Configuration Options

Environment Variables

You can configure data directories using environment variables:

  • PHENTRIEVE_DATA_DIR: Base directory for all Phentrieve data
  • PHENTRIEVE_HPO_DATA_DIR: Directory for HPO data files
  • PHENTRIEVE_INDEX_DIR: Directory for vector indexes
  • PHENTRIEVE_RESULTS_DIR: Directory for benchmark results
  • PHENTRIEVE_TRANSLATIONS_DIR: Directory for translation files (if used)

Docker Environment

For Docker deployments, specify the host data directory in your .env.docker file:

PHENTRIEVE_HOST_DATA_DIR=/path/to/your/data

This directory will be mounted into the containers at /app/data.

Data Management Commands

Preparing HPO Data

# Download and process HPO data
phentrieve data prepare

This command: 1. Downloads the official HPO data in JSON format 2. Processes it into the format required by Phentrieve 3. Stores the processed data in the configured data directory

Building Indexes

# Build index for a specific model
phentrieve index build --model-name "FremyCompany/BioLORD-2023-M"

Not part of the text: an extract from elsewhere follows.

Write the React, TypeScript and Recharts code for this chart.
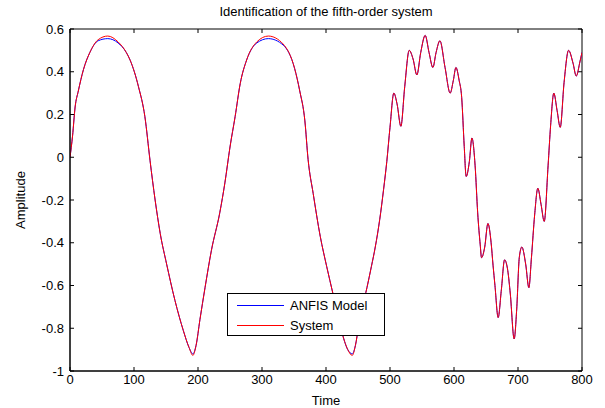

# Build indexes for all supported models
phentrieve index build --all-models

These commands create vector indexes in the configured index directory.

Data Cleanup

# Clean HPO data (removes downloaded and processed files)
phentrieve data clean

# Clean indexes (removes all vector stores)
phentrieve index clean

Data Loss

These commands permanently delete data. Make sure you have backups if needed.

Persistent Storage Considerations

Local Deployments

For local deployments, data is stored in the configured directories on your filesystem. By default, these are subdirectories of the current working directory or the location specified by PHENTRIEVE_DATA_DIR.

Docker Deployments

For Docker deployments, data is persisted through volume mounts:

volumes:
  - ${PHENTRIEVE_HOST_DATA_DIR}:/app/data

This ensures that data remains available between container restarts and updates.

Backup Recommendations

Regular backups of the data directories are recommended, especially:

  • HPO core data after processing
  • Vector indexes after building (these can be time-consuming to rebuild)
  • Benchmark results

You can use standard filesystem backup tools for this purpose.